Be selective about what hills to die on--and then hold the line. My policy was that small assignments like homework or mini-essays written in class time could be turned in late at any time. But at the end of the nine weeks, when my own grades were due, the final absolute deadline was absolute. If it wasn't in, it was a zero. Absolute deadline assignments worked the same way, with steep penalties for lateness.
Not everything in life is a hard and fast deadline, but it would be misleading to suggest that such deadlines do no exist. Our major local employer has a simple policy, written by management and union together-- after a certain number of unexcused hours, you get a warning, then a meeting, and when you hit the max, you're fired.
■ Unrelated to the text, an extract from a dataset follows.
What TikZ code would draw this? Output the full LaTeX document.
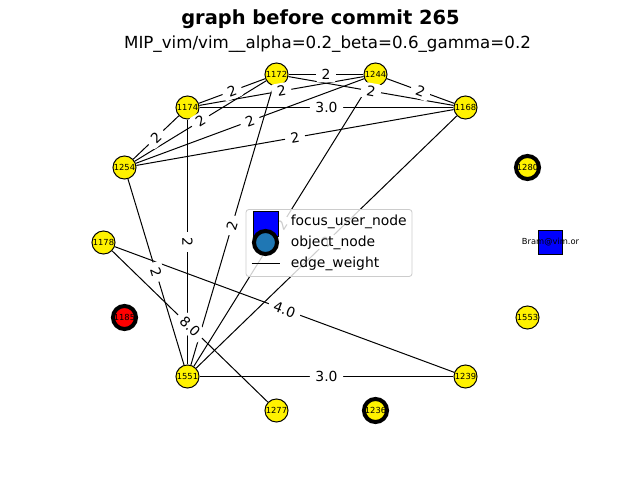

It helps to keep your focus on what you are actually trying to teach and therefor what you actually want to measure.
But it's also fair to include "responsibly meeting deadlines" to the list of things you're teaching. Meeting deadlines is, I think, one of those things that most adults do without any consciousness of how we do it or when we learned how. But human beings are not born with innate knowledge of how to meet human-created deadlines, how to organize a project and apply the time and resources to it. Too often the only advice we have for young humans is "well, just do the work" or "buckle down" when they don't actually know how to do that. And if they are in a chaotic life situation that they cannot control because they are at the mercy of adults, then simply repeating "work harder" or "clearly you just don't care" is no help. You'll also see students dealing with task paralysis, a situation where they have so much to do that they literally cannot figure out what to do next, and so time passes and more work piles up and their anxiety rises and they fall further behind rinse repeat--they are unlikely to break out of that without someone helping them chart a path.
None of this means abolishing deadlines and consequences for them. It is no help for students in the long term to be taught that no deadlines really matter and you can just do, or not, as you wish. But it is also unhelpful to simply point at a deadline and say, "The hammer is gonna fall, kid, so you'd better deal with it, somehow."
Part of what we're supposed to teach is not just how to pack knowledge into your head, but how to transport it out of your head and into the world, and to do it, sometimes, in a timely manner. To teach the learning without teaching the How To Get It Out Of Your Head part is incomplete teaching. Deadlines, with consequences, are part of that learning. But requiring deadlines and penalizing deadline failure without providing support is like giving a unit test without teaching the content of the unit.
So, yes, deadlines and penalties, but not always deadlines and penalties and not just deadlines and penalties.